* Start *
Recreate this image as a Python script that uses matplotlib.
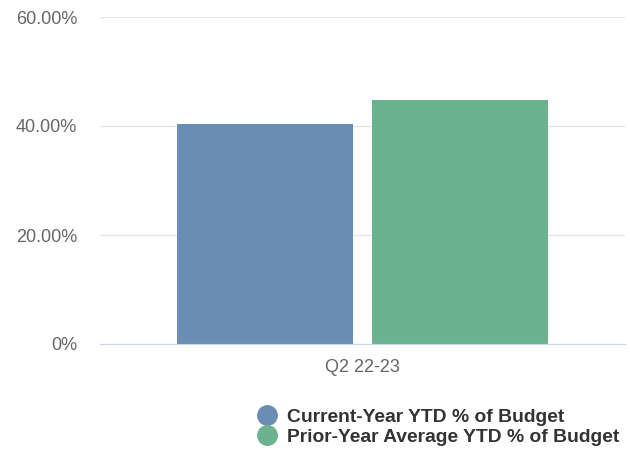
import matplotlib
matplotlib.use("Agg")
import matplotlib.pyplot as plt
from matplotlib.lines import Line2D
import numpy as np

plt.rcParams["font.family"] = ["Liberation Sans", "DejaVu Sans"]

categories = ["Q2 22-23"]
series_names = ["Current-Year YTD % of Budget", "Prior-Year Average YTD % of Budget"]
current_ytd = [40.35]
prior_avg_ytd = [44.75]
colors = ["#6a8db3", "#6bb38e"]
yticks = [0, 20, 40, 60]
ytick_labels = ["0%", "20.00%", "40.00%", "60.00%"]

fig = plt.figure(figsize=(6.3, 4.55), dpi=100)
ax = fig.add_axes([100 / 630, 111 / 455, 525 / 630, 327 / 455])

x = np.arange(len(categories))
width = 0.335
offset = 0.1857
ax.bar(x - offset, current_ytd, width, color=colors[0], zorder=2)
ax.bar(x + offset, prior_avg_ytd, width, color=colors[1], zorder=2)

ax.set_xlim(-0.5, 0.5)
ax.set_ylim(0, 60)
ax.set_yticks(yticks)
ax.set_yticklabels(ytick_labels)
ax.set_xticks(x)
ax.set_xticklabels(categories)
ax.tick_params(axis="both", length=0, labelsize=13, labelcolor="#666666")
ax.tick_params(axis="y", pad=16.5)
ax.tick_params(axis="x", pad=11)
ax.grid(axis="y", color="#e6e6e6", linewidth=1, zorder=0)
for side in ["top", "right", "left"]:
    ax.spines[side].set_visible(False)
ax.spines["bottom"].set_color("#ccd6eb")
ax.spines["bottom"].set_zorder(3)

handles = [Line2D([], [], marker="o", linestyle="none", markersize=14,
                  markerfacecolor=c, markeredgecolor=c) for c in colors]
leg = fig.legend(handles, series_names, loc="upper left",
                 bbox_to_anchor=(240 / 630, 1 - 401 / 455), frameon=False,
                 handletextpad=0.05, labelspacing=0.12, borderaxespad=0,
                 prop={"size": 13.9, "weight": "bold"})
for t in leg.get_texts():
    t.set_color("#333333")

fig.savefig("out.png", dpi=100)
* End *
— DIRECTIVE —
Print out the lines exactly, skipping any picture.

— RESPONSE TO THE TASK —
Recreate this image as a Python script that uses matplotlib.
import matplotlib
matplotlib.use("Agg")
import matplotlib.pyplot as plt
from matplotlib.lines import Line2D
import numpy as np

plt.rcParams["font.family"] = ["Liberation Sans", "DejaVu Sans"]

categories = ["Q2 22-23"]
series_names = ["Current-Year YTD % of Budget", "Prior-Year Average YTD % of Budget"]
current_ytd = [40.35]
prior_avg_ytd = [44.75]
colors = ["#6a8db3", "#6bb38e"]
yticks = [0, 20, 40, 60]
ytick_labels = ["0%", "20.00%", "40.00%", "60.00%"]

fig = plt.figure(figsize=(6.3, 4.55), dpi=100)
ax = fig.add_axes([100 / 630, 111 / 455, 525 / 630, 327 / 455])

x = np.arange(len(categories))
width = 0.335
offset = 0.1857
ax.bar(x - offset, current_ytd, width, color=colors[0], zorder=2)
ax.bar(x + offset, prior_avg_ytd, width, color=colors[1], zorder=2)

ax.set_xlim(-0.5, 0.5)
ax.set_ylim(0, 60)
ax.set_yticks(yticks)
ax.set_yticklabels(ytick_labels)
ax.set_xticks(x)
ax.set_xticklabels(categories)
ax.tick_params(axis="both", length=0, labelsize=13, labelcolor="#666666")
ax.tick_params(axis="y", pad=16.5)
ax.tick_params(axis="x", pad=11)
ax.grid(axis="y", color="#e6e6e6", linewidth=1, zorder=0)
for side in ["top", "right", "left"]:
    ax.spines[side].set_visible(False)
ax.spines["bottom"].set_color("#ccd6eb")
ax.spines["bottom"].set_zorder(3)

handles = [Line2D([], [], marker="o", linestyle="none", markersize=14,
                  markerfacecolor=c, markeredgecolor=c) for c in colors]
leg = fig.legend(handles, series_names, loc="upper left",
                 bbox_to_anchor=(240 / 630, 1 - 401 / 455), frameon=False,
                 handletextpad=0.05, labelspacing=0.12, borderaxespad=0,
                 prop={"size": 13.9, "weight": "bold"})
for t in leg.get_texts():
    t.set_color("#333333")

fig.savefig("out.png", dpi=100)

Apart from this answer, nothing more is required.